Reproduce every line of the listing as written, apart from the pictures.

┄┄┄┄┄┄┄┄┄┄

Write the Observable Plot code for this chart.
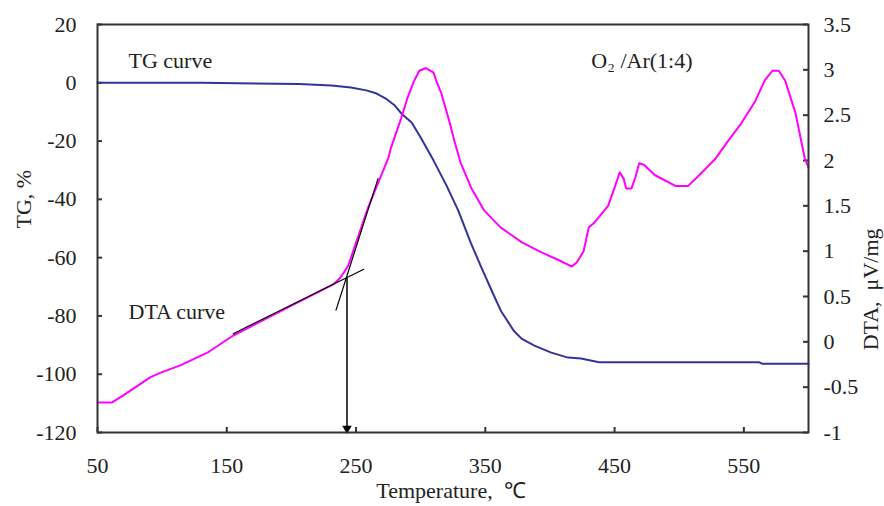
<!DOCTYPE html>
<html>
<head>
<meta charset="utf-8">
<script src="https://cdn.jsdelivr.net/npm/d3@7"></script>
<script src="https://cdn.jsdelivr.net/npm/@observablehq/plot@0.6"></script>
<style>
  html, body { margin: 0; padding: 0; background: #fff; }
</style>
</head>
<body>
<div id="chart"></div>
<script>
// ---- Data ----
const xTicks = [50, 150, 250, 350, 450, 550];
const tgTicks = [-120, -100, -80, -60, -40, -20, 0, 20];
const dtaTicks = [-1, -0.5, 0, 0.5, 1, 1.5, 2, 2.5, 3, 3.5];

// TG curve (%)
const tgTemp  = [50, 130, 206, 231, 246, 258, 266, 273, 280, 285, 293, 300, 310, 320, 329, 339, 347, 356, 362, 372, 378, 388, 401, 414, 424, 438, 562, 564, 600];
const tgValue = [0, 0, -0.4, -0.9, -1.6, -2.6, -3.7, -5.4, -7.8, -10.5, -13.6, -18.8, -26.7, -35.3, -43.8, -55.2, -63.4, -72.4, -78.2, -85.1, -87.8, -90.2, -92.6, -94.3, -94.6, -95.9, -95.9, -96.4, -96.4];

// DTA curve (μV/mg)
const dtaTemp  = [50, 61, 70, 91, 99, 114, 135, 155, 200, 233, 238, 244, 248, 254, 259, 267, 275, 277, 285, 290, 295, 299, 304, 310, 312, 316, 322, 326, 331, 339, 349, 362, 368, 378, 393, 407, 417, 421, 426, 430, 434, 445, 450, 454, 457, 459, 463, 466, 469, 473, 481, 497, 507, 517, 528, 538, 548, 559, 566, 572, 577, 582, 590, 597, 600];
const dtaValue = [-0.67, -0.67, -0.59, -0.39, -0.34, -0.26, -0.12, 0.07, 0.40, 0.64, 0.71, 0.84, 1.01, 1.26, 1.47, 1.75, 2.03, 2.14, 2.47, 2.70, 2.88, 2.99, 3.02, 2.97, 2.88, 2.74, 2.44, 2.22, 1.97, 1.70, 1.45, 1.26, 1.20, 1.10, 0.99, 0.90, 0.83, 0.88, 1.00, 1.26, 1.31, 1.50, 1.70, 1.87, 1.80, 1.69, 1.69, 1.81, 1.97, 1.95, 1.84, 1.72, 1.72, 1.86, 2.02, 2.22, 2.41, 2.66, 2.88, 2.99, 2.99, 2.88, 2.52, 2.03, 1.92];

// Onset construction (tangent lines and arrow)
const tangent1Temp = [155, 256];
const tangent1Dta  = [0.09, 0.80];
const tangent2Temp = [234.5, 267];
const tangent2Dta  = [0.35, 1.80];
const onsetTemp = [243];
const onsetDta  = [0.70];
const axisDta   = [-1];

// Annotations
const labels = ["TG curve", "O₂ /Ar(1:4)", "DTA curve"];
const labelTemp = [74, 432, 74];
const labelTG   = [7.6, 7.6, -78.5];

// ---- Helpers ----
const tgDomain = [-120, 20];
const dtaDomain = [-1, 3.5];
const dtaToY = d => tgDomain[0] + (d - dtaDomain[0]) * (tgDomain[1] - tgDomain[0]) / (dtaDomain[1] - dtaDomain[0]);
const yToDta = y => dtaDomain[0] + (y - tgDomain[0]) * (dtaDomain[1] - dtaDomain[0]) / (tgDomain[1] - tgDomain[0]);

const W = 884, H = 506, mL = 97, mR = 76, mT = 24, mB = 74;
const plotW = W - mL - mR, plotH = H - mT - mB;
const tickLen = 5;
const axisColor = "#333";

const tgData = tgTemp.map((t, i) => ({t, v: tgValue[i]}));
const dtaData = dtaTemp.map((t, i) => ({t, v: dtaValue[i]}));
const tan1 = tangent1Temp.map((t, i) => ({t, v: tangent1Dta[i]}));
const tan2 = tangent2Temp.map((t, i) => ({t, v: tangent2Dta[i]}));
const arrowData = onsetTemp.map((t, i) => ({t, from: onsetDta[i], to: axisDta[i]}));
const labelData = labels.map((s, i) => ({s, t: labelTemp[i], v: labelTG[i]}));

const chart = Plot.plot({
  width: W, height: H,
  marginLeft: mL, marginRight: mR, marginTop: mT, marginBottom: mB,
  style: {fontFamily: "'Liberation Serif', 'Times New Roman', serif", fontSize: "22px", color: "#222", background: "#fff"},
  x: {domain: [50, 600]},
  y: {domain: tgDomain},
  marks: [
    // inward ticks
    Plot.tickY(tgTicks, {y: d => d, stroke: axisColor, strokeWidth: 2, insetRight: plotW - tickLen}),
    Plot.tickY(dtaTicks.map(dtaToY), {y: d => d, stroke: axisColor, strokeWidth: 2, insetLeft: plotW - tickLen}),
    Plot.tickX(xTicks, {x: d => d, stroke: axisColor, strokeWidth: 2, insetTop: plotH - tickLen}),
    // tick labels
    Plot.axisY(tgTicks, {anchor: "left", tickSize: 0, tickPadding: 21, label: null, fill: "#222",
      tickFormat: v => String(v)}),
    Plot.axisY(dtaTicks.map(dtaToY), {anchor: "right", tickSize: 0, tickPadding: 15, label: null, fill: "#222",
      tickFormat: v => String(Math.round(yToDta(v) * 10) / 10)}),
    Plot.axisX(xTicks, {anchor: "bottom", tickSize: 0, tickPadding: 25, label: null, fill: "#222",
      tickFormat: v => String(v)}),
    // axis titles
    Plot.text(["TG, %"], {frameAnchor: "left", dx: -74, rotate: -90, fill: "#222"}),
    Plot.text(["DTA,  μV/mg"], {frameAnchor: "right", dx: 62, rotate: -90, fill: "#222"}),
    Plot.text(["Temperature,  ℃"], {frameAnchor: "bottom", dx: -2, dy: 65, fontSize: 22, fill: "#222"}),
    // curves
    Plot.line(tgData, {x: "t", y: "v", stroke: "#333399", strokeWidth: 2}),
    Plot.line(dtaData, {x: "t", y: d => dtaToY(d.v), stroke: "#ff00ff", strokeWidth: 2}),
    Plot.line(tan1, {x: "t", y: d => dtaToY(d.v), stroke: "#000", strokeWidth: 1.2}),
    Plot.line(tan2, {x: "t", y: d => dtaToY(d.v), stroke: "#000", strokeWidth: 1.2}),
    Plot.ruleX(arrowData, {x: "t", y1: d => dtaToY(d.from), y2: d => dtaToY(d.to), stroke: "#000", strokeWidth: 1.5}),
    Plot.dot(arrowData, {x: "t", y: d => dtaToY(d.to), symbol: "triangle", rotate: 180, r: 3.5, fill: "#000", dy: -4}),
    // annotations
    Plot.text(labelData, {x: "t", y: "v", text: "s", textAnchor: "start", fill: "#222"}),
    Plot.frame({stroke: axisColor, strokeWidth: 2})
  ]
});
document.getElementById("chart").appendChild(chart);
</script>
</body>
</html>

┄┄┄┄┄┄┄┄┄┄

● Exercise output
Write the Observable Plot code for this chart.
<!DOCTYPE html>
<html>
<head>
<meta charset="utf-8">
<script src="https://cdn.jsdelivr.net/npm/d3@7"></script>
<script src="https://cdn.jsdelivr.net/npm/@observablehq/plot@0.6"></script>
<style>
  html, body { margin: 0; padding: 0; background: #fff; }
</style>
</head>
<body>
<div id="chart"></div>
<script>
// ---- Data ----
const xTicks = [50, 150, 250, 350, 450, 550];
const tgTicks = [-120, -100, -80, -60, -40, -20, 0, 20];
const dtaTicks = [-1, -0.5, 0, 0.5, 1, 1.5, 2, 2.5, 3, 3.5];

// TG curve (%)
const tgTemp  = [50, 130, 206, 231, 246, 258, 266, 273, 280, 285, 293, 300, 310, 320, 329, 339, 347, 356, 362, 372, 378, 388, 401, 414, 424, 438, 562, 564, 600];
const tgValue = [0, 0, -0.4, -0.9, -1.6, -2.6, -3.7, -5.4, -7.8, -10.5, -13.6, -18.8, -26.7, -35.3, -43.8, -55.2, -63.4, -72.4, -78.2, -85.1, -87.8, -90.2, -92.6, -94.3, -94.6, -95.9, -95.9, -96.4, -96.4];

// DTA curve (μV/mg)
const dtaTemp  = [50, 61, 70, 91, 99, 114, 135, 155, 200, 233, 238, 244, 248, 254, 259, 267, 275, 277, 285, 290, 295, 299, 304, 310, 312, 316, 322, 326, 331, 339, 349, 362, 368, 378, 393, 407, 417, 421, 426, 430, 434, 445, 450, 454, 457, 459, 463, 466, 469, 473, 481, 497, 507, 517, 528, 538, 548, 559, 566, 572, 577, 582, 590, 597, 600];
const dtaValue = [-0.67, -0.67, -0.59, -0.39, -0.34, -0.26, -0.12, 0.07, 0.40, 0.64, 0.71, 0.84, 1.01, 1.26, 1.47, 1.75, 2.03, 2.14, 2.47, 2.70, 2.88, 2.99, 3.02, 2.97, 2.88, 2.74, 2.44, 2.22, 1.97, 1.70, 1.45, 1.26, 1.20, 1.10, 0.99, 0.90, 0.83, 0.88, 1.00, 1.26, 1.31, 1.50, 1.70, 1.87, 1.80, 1.69, 1.69, 1.81, 1.97, 1.95, 1.84, 1.72, 1.72, 1.86, 2.02, 2.22, 2.41, 2.66, 2.88, 2.99, 2.99, 2.88, 2.52, 2.03, 1.92];

// Onset construction (tangent lines and arrow)
const tangent1Temp = [155, 256];
const tangent1Dta  = [0.09, 0.80];
const tangent2Temp = [234.5, 267];
const tangent2Dta  = [0.35, 1.80];
const onsetTemp = [243];
const onsetDta  = [0.70];
const axisDta   = [-1];

// Annotations
const labels = ["TG curve", "O₂ /Ar(1:4)", "DTA curve"];
const labelTemp = [74, 432, 74];
const labelTG   = [7.6, 7.6, -78.5];

// ---- Helpers ----
const tgDomain = [-120, 20];
const dtaDomain = [-1, 3.5];
const dtaToY = d => tgDomain[0] + (d - dtaDomain[0]) * (tgDomain[1] - tgDomain[0]) / (dtaDomain[1] - dtaDomain[0]);
const yToDta = y => dtaDomain[0] + (y - tgDomain[0]) * (dtaDomain[1] - dtaDomain[0]) / (tgDomain[1] - tgDomain[0]);

const W = 884, H = 506, mL = 97, mR = 76, mT = 24, mB = 74;
const plotW = W - mL - mR, plotH = H - mT - mB;
const tickLen = 5;
const axisColor = "#333";

const tgData = tgTemp.map((t, i) => ({t, v: tgValue[i]}));
const dtaData = dtaTemp.map((t, i) => ({t, v: dtaValue[i]}));
const tan1 = tangent1Temp.map((t, i) => ({t, v: tangent1Dta[i]}));
const tan2 = tangent2Temp.map((t, i) => ({t, v: tangent2Dta[i]}));
const arrowData = onsetTemp.map((t, i) => ({t, from: onsetDta[i], to: axisDta[i]}));
const labelData = labels.map((s, i) => ({s, t: labelTemp[i], v: labelTG[i]}));

const chart = Plot.plot({
  width: W, height: H,
  marginLeft: mL, marginRight: mR, marginTop: mT, marginBottom: mB,
  style: {fontFamily: "'Liberation Serif', 'Times New Roman', serif", fontSize: "22px", color: "#222", background: "#fff"},
  x: {domain: [50, 600]},
  y: {domain: tgDomain},
  marks: [
    // inward ticks
    Plot.tickY(tgTicks, {y: d => d, stroke: axisColor, strokeWidth: 2, insetRight: plotW - tickLen}),
    Plot.tickY(dtaTicks.map(dtaToY), {y: d => d, stroke: axisColor, strokeWidth: 2, insetLeft: plotW - tickLen}),
    Plot.tickX(xTicks, {x: d => d, stroke: axisColor, strokeWidth: 2, insetTop: plotH - tickLen}),
    // tick labels
    Plot.axisY(tgTicks, {anchor: "left", tickSize: 0, tickPadding: 21, label: null, fill: "#222",
      tickFormat: v => String(v)}),
    Plot.axisY(dtaTicks.map(dtaToY), {anchor: "right", tickSize: 0, tickPadding: 15, label: null, fill: "#222",
      tickFormat: v => String(Math.round(yToDta(v) * 10) / 10)}),
    Plot.axisX(xTicks, {anchor: "bottom", tickSize: 0, tickPadding: 25, label: null, fill: "#222",
      tickFormat: v => String(v)}),
    // axis titles
    Plot.text(["TG, %"], {frameAnchor: "left", dx: -74, rotate: -90, fill: "#222"}),
    Plot.text(["DTA,  μV/mg"], {frameAnchor: "right", dx: 62, rotate: -90, fill: "#222"}),
    Plot.text(["Temperature,  ℃"], {frameAnchor: "bottom", dx: -2, dy: 65, fontSize: 22, fill: "#222"}),
    // curves
    Plot.line(tgData, {x: "t", y: "v", stroke: "#333399", strokeWidth: 2}),
    Plot.line(dtaData, {x: "t", y: d => dtaToY(d.v), stroke: "#ff00ff", strokeWidth: 2}),
    Plot.line(tan1, {x: "t", y: d => dtaToY(d.v), stroke: "#000", strokeWidth: 1.2}),
    Plot.line(tan2, {x: "t", y: d => dtaToY(d.v), stroke: "#000", strokeWidth: 1.2}),
    Plot.ruleX(arrowData, {x: "t", y1: d => dtaToY(d.from), y2: d => dtaToY(d.to), stroke: "#000", strokeWidth: 1.5}),
    Plot.dot(arrowData, {x: "t", y: d => dtaToY(d.to), symbol: "triangle", rotate: 180, r: 3.5, fill: "#000", dy: -4}),
    // annotations
    Plot.text(labelData, {x: "t", y: "v", text: "s", textAnchor: "start", fill: "#222"}),
    Plot.frame({stroke: axisColor, strokeWidth: 2})
  ]
});
document.getElementById("chart").appendChild(chart);
</script>
</body>
</html>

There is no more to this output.